- TASK OBJECTIVE
Set all the material down again unchanged, without the pictures.

- COLLECTED MATERIAL
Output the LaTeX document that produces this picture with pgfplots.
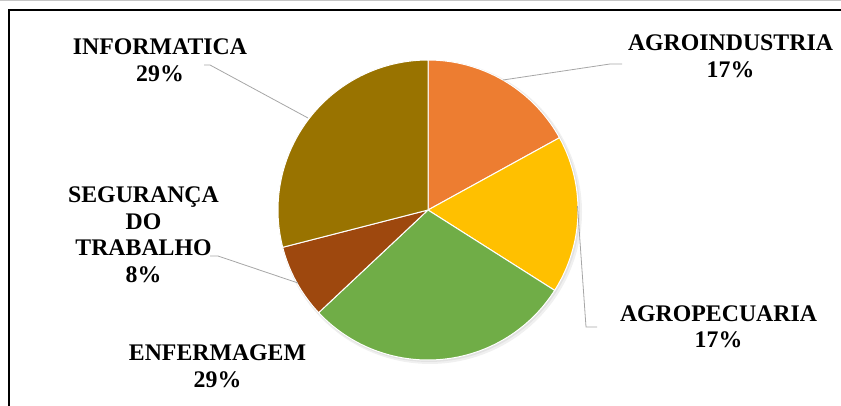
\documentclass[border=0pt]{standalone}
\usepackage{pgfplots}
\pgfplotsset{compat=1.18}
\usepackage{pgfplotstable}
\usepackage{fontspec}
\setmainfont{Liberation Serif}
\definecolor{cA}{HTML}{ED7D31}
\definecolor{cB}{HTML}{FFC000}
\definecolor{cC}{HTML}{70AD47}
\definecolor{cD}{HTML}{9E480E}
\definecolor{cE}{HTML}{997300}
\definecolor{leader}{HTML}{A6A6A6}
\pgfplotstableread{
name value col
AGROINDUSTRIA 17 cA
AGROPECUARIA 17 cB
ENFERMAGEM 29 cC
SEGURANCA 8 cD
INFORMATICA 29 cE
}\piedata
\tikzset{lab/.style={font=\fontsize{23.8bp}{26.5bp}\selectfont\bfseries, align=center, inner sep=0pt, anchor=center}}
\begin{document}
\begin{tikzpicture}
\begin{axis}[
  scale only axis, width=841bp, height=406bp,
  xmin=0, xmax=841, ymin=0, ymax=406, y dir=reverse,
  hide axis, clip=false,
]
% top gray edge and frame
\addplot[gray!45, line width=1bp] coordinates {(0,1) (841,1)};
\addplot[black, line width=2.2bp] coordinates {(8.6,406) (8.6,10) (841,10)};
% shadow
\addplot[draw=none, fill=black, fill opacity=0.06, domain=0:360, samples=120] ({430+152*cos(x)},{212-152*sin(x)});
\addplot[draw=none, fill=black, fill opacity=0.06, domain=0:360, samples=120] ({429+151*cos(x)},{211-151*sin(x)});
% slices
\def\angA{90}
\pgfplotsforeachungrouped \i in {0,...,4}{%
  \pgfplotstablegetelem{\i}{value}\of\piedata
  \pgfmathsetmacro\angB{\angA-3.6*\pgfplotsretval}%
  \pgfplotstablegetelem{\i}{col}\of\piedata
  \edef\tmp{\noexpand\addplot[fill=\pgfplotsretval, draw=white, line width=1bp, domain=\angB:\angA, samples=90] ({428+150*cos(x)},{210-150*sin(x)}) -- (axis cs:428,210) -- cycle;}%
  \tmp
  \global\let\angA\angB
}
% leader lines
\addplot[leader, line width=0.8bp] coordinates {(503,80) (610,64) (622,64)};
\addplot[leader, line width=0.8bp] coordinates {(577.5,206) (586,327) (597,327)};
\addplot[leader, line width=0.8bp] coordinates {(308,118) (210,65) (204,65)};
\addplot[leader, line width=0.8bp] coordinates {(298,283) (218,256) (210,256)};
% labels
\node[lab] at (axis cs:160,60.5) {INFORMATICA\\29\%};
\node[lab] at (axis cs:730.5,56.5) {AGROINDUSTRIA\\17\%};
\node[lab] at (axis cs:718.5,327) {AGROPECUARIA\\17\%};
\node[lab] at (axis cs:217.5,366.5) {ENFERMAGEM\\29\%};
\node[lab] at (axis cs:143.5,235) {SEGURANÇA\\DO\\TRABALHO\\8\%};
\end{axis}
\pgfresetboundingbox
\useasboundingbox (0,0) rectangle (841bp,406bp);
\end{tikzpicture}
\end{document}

- ANSWER IN FULL
Output the LaTeX document that produces this picture with pgfplots.
\documentclass[border=0pt]{standalone}
\usepackage{pgfplots}
\pgfplotsset{compat=1.18}
\usepackage{pgfplotstable}
\usepackage{fontspec}
\setmainfont{Liberation Serif}
\definecolor{cA}{HTML}{ED7D31}
\definecolor{cB}{HTML}{FFC000}
\definecolor{cC}{HTML}{70AD47}
\definecolor{cD}{HTML}{9E480E}
\definecolor{cE}{HTML}{997300}
\definecolor{leader}{HTML}{A6A6A6}
\pgfplotstableread{
name value col
AGROINDUSTRIA 17 cA
AGROPECUARIA 17 cB
ENFERMAGEM 29 cC
SEGURANCA 8 cD
INFORMATICA 29 cE
}\piedata
\tikzset{lab/.style={font=\fontsize{23.8bp}{26.5bp}\selectfont\bfseries, align=center, inner sep=0pt, anchor=center}}
\begin{document}
\begin{tikzpicture}
\begin{axis}[
  scale only axis, width=841bp, height=406bp,
  xmin=0, xmax=841, ymin=0, ymax=406, y dir=reverse,
  hide axis, clip=false,
]
% top gray edge and frame
\addplot[gray!45, line width=1bp] coordinates {(0,1) (841,1)};
\addplot[black, line width=2.2bp] coordinates {(8.6,406) (8.6,10) (841,10)};
% shadow
\addplot[draw=none, fill=black, fill opacity=0.06, domain=0:360, samples=120] ({430+152*cos(x)},{212-152*sin(x)});
\addplot[draw=none, fill=black, fill opacity=0.06, domain=0:360, samples=120] ({429+151*cos(x)},{211-151*sin(x)});
% slices
\def\angA{90}
\pgfplotsforeachungrouped \i in {0,...,4}{%
  \pgfplotstablegetelem{\i}{value}\of\piedata
  \pgfmathsetmacro\angB{\angA-3.6*\pgfplotsretval}%
  \pgfplotstablegetelem{\i}{col}\of\piedata
  \edef\tmp{\noexpand\addplot[fill=\pgfplotsretval, draw=white, line width=1bp, domain=\angB:\angA, samples=90] ({428+150*cos(x)},{210-150*sin(x)}) -- (axis cs:428,210) -- cycle;}%
  \tmp
  \global\let\angA\angB
}
% leader lines
\addplot[leader, line width=0.8bp] coordinates {(503,80) (610,64) (622,64)};
\addplot[leader, line width=0.8bp] coordinates {(577.5,206) (586,327) (597,327)};
\addplot[leader, line width=0.8bp] coordinates {(308,118) (210,65) (204,65)};
\addplot[leader, line width=0.8bp] coordinates {(298,283) (218,256) (210,256)};
% labels
\node[lab] at (axis cs:160,60.5) {INFORMATICA\\29\%};
\node[lab] at (axis cs:730.5,56.5) {AGROINDUSTRIA\\17\%};
\node[lab] at (axis cs:718.5,327) {AGROPECUARIA\\17\%};
\node[lab] at (axis cs:217.5,366.5) {ENFERMAGEM\\29\%};
\node[lab] at (axis cs:143.5,235) {SEGURANÇA\\DO\\TRABALHO\\8\%};
\end{axis}
\pgfresetboundingbox
\useasboundingbox (0,0) rectangle (841bp,406bp);
\end{tikzpicture}
\end{document}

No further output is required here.